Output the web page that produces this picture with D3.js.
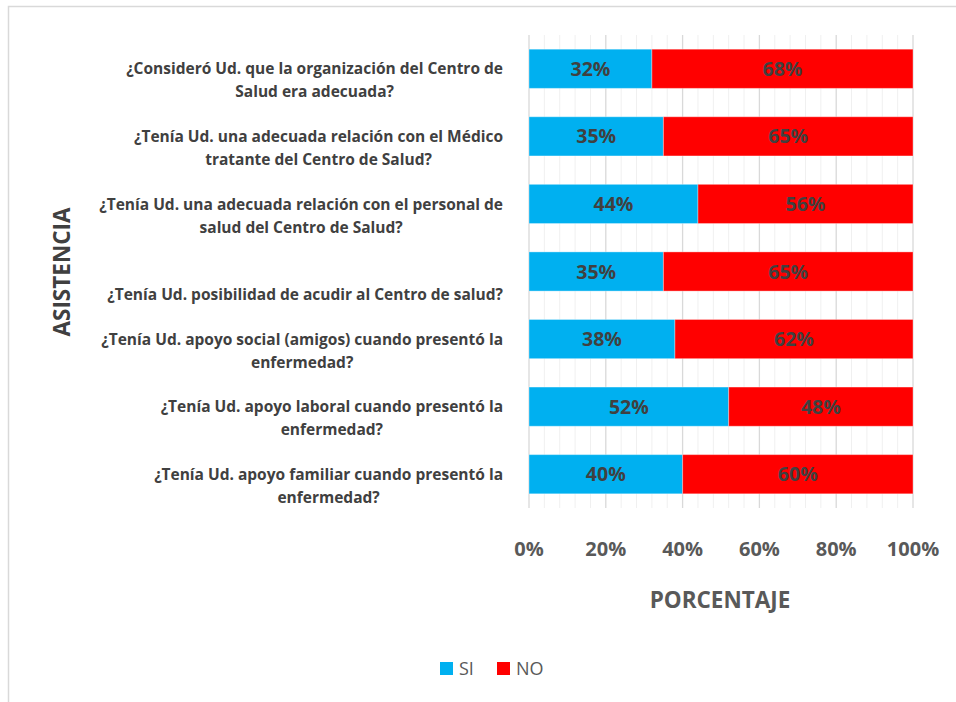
<!DOCTYPE html>
<html><head><meta charset="utf-8">
<script src="https://cdn.jsdelivr.net/npm/d3@7"></script>
<style>body{margin:0;background:#fff}svg{display:block}text{font-family:"Open Sans",sans-serif}</style>
</head><body>
<svg id="c" width="956" height="702"></svg>
<script>
const categories = [
  ["", "¿Consideró Ud. que la organización del Centro de", "Salud era adecuada?"],
  ["", "¿Tenía Ud. una adecuada relación con el Médico", "tratante del Centro de Salud?"],
  ["", "¿Tenía Ud. una adecuada relación con el personal de", "salud del Centro de Salud?"],
  ["", "", "¿Tenía Ud. posibilidad de acudir al Centro de salud?"],
  ["", "¿Tenía Ud. apoyo social (amigos) cuando presentó la", "enfermedad?"],
  ["", "¿Tenía Ud. apoyo laboral cuando presentó la", "enfermedad?"],
  ["", "¿Tenía Ud. apoyo familiar cuando presentó la", "enfermedad?"]
];
const siValues = [32, 35, 44, 35, 38, 52, 40];
const noValues = [68, 65, 56, 65, 62, 48, 60];
const seriesNames = ["SI", "NO"];
const seriesColors = ["#00B0F0", "#FF0000"];
const xTicks = [0, 20, 40, 60, 80, 100];
const minorTicks = d3.range(0, 101, 4);

const svg = d3.select("#c");
svg.append("rect").attr("x", 8.5).attr("y", 6.5).attr("width", 1000).attr("height", 800)
  .attr("fill", "none").attr("stroke", "#d9d9d9").attr("stroke-width", 1.5);

const x = d3.scaleLinear().domain([0, 100]).range([529, 913]);
const y = d3.scaleBand().domain(d3.range(categories.length)).range([35, 508]).paddingInner(0.42).paddingOuter(0.21);

svg.append("g").selectAll("line").data(minorTicks.filter(d => d % 20 !== 0)).join("line")
  .attr("x1", d => x(d)).attr("x2", d => x(d)).attr("y1", 35).attr("y2", 508)
  .attr("stroke", "#f0f0f0").attr("stroke-width", 1);
svg.append("g").selectAll("line").data(xTicks).join("line")
  .attr("x1", d => x(d)).attr("x2", d => x(d)).attr("y1", 35).attr("y2", 508)
  .attr("stroke", "#d9d9d9").attr("stroke-width", 1.3);

const rows = categories.map((c, i) => ({i, si: siValues[i], no: noValues[i]}));
const g = svg.append("g");
rows.forEach(r => {
  const segs = [{v0: 0, v1: r.si, c: seriesColors[0]}, {v0: r.si, v1: r.si + r.no, c: seriesColors[1]}];
  segs.forEach(s => {
    g.append("rect").attr("x", x(s.v0)).attr("y", y(r.i)).attr("width", x(s.v1) - x(s.v0)).attr("height", y.bandwidth())
      .attr("fill", s.c).attr("stroke", "rgba(255,255,255,0.35)").attr("stroke-width", 1);
    g.append("text").attr("x", (x(s.v0) + x(s.v1)) / 2).attr("y", y(r.i) + y.bandwidth() / 2)
      .attr("dy", "0.36em").attr("text-anchor", "middle").attr("font-size", 19.5).attr("font-weight", 700)
      .attr("fill", "#404040").text((s.v1 - s.v0) + "%");
  });
});

const lh = 23;
const labG = svg.append("g");
categories.forEach((lines, i) => {
  const cy = y(i) + y.bandwidth() / 2;
  const n = lines.length;
  const t = labG.append("text").attr("font-size", 15.5).attr("font-weight", 700).attr("fill", "#404040").attr("text-anchor", "middle");
  const spans = lines.map((ln, k) => t.append("tspan").attr("y", cy + (k - (n - 1) / 2) * lh).attr("dy", "0.36em").text(ln));
  const maxW = d3.max(spans, s => s.node().getComputedTextLength());
  spans.forEach(s => s.attr("x", 503 - maxW / 2));
});

svg.append("g").selectAll("text").data(xTicks).join("text")
  .attr("x", d => x(d)).attr("y", 549).attr("dy", "0.36em").attr("text-anchor", "middle")
  .attr("font-size", 20).attr("font-weight", 700).attr("fill", "#595959").text(d => d + "%");

svg.append("text").attr("x", 720).attr("y", 600).attr("dy", "0.36em").attr("text-anchor", "middle")
  .attr("font-size", 22.5).attr("font-weight", 700).attr("fill", "#595959").text("PORCENTAJE");
svg.append("text").attr("transform", "translate(62,272) rotate(-90)").attr("dy", "0.36em").attr("text-anchor", "middle")
  .attr("font-size", 22.5).attr("font-weight", 700).attr("fill", "#404040").text("ASISTENCIA");

const legX = [440, 497];
seriesNames.forEach((nm, i) => {
  svg.append("rect").attr("x", legX[i]).attr("y", 662).attr("width", 13).attr("height", 13).attr("fill", seriesColors[i]);
  svg.append("text").attr("x", legX[i] + 19).attr("y", 669).attr("dy", "0.36em").attr("font-size", 18)
    .attr("fill", "#595959").text(nm);
});
</script>
</body></html>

•••

> **SHORT EXERCISE**
Repeat the data above exactly, but not the pictures.

> **ANSWER**
Output the web page that produces this picture with D3.js.
<!DOCTYPE html>
<html><head><meta charset="utf-8">
<script src="https://cdn.jsdelivr.net/npm/d3@7"></script>
<style>body{margin:0;background:#fff}svg{display:block}text{font-family:"Open Sans",sans-serif}</style>
</head><body>
<svg id="c" width="956" height="702"></svg>
<script>
const categories = [
  ["", "¿Consideró Ud. que la organización del Centro de", "Salud era adecuada?"],
  ["", "¿Tenía Ud. una adecuada relación con el Médico", "tratante del Centro de Salud?"],
  ["", "¿Tenía Ud. una adecuada relación con el personal de", "salud del Centro de Salud?"],
  ["", "", "¿Tenía Ud. posibilidad de acudir al Centro de salud?"],
  ["", "¿Tenía Ud. apoyo social (amigos) cuando presentó la", "enfermedad?"],
  ["", "¿Tenía Ud. apoyo laboral cuando presentó la", "enfermedad?"],
  ["", "¿Tenía Ud. apoyo familiar cuando presentó la", "enfermedad?"]
];
const siValues = [32, 35, 44, 35, 38, 52, 40];
const noValues = [68, 65, 56, 65, 62, 48, 60];
const seriesNames = ["SI", "NO"];
const seriesColors = ["#00B0F0", "#FF0000"];
const xTicks = [0, 20, 40, 60, 80, 100];
const minorTicks = d3.range(0, 101, 4);

const svg = d3.select("#c");
svg.append("rect").attr("x", 8.5).attr("y", 6.5).attr("width", 1000).attr("height", 800)
  .attr("fill", "none").attr("stroke", "#d9d9d9").attr("stroke-width", 1.5);

const x = d3.scaleLinear().domain([0, 100]).range([529, 913]);
const y = d3.scaleBand().domain(d3.range(categories.length)).range([35, 508]).paddingInner(0.42).paddingOuter(0.21);

svg.append("g").selectAll("line").data(minorTicks.filter(d => d % 20 !== 0)).join("line")
  .attr("x1", d => x(d)).attr("x2", d => x(d)).attr("y1", 35).attr("y2", 508)
  .attr("stroke", "#f0f0f0").attr("stroke-width", 1);
svg.append("g").selectAll("line").data(xTicks).join("line")
  .attr("x1", d => x(d)).attr("x2", d => x(d)).attr("y1", 35).attr("y2", 508)
  .attr("stroke", "#d9d9d9").attr("stroke-width", 1.3);

const rows = categories.map((c, i) => ({i, si: siValues[i], no: noValues[i]}));
const g = svg.append("g");
rows.forEach(r => {
  const segs = [{v0: 0, v1: r.si, c: seriesColors[0]}, {v0: r.si, v1: r.si + r.no, c: seriesColors[1]}];
  segs.forEach(s => {
    g.append("rect").attr("x", x(s.v0)).attr("y", y(r.i)).attr("width", x(s.v1) - x(s.v0)).attr("height", y.bandwidth())
      .attr("fill", s.c).attr("stroke", "rgba(255,255,255,0.35)").attr("stroke-width", 1);
    g.append("text").attr("x", (x(s.v0) + x(s.v1)) / 2).attr("y", y(r.i) + y.bandwidth() / 2)
      .attr("dy", "0.36em").attr("text-anchor", "middle").attr("font-size", 19.5).attr("font-weight", 700)
      .attr("fill", "#404040").text((s.v1 - s.v0) + "%");
  });
});

const lh = 23;
const labG = svg.append("g");
categories.forEach((lines, i) => {
  const cy = y(i) + y.bandwidth() / 2;
  const n = lines.length;
  const t = labG.append("text").attr("font-size", 15.5).attr("font-weight", 700).attr("fill", "#404040").attr("text-anchor", "middle");
  const spans = lines.map((ln, k) => t.append("tspan").attr("y", cy + (k - (n - 1) / 2) * lh).attr("dy", "0.36em").text(ln));
  const maxW = d3.max(spans, s => s.node().getComputedTextLength());
  spans.forEach(s => s.attr("x", 503 - maxW / 2));
});

svg.append("g").selectAll("text").data(xTicks).join("text")
  .attr("x", d => x(d)).attr("y", 549).attr("dy", "0.36em").attr("text-anchor", "middle")
  .attr("font-size", 20).attr("font-weight", 700).attr("fill", "#595959").text(d => d + "%");

svg.append("text").attr("x", 720).attr("y", 600).attr("dy", "0.36em").attr("text-anchor", "middle")
  .attr("font-size", 22.5).attr("font-weight", 700).attr("fill", "#595959").text("PORCENTAJE");
svg.append("text").attr("transform", "translate(62,272) rotate(-90)").attr("dy", "0.36em").attr("text-anchor", "middle")
  .attr("font-size", 22.5).attr("font-weight", 700).attr("fill", "#404040").text("ASISTENCIA");

const legX = [440, 497];
seriesNames.forEach((nm, i) => {
  svg.append("rect").attr("x", legX[i]).attr("y", 662).attr("width", 13).attr("height", 13).attr("fill", seriesColors[i]);
  svg.append("text").attr("x", legX[i] + 19).attr("y", 669).attr("dy", "0.36em").attr("font-size", 18)
    .attr("fill", "#595959").text(nm);
});
</script>
</body></html>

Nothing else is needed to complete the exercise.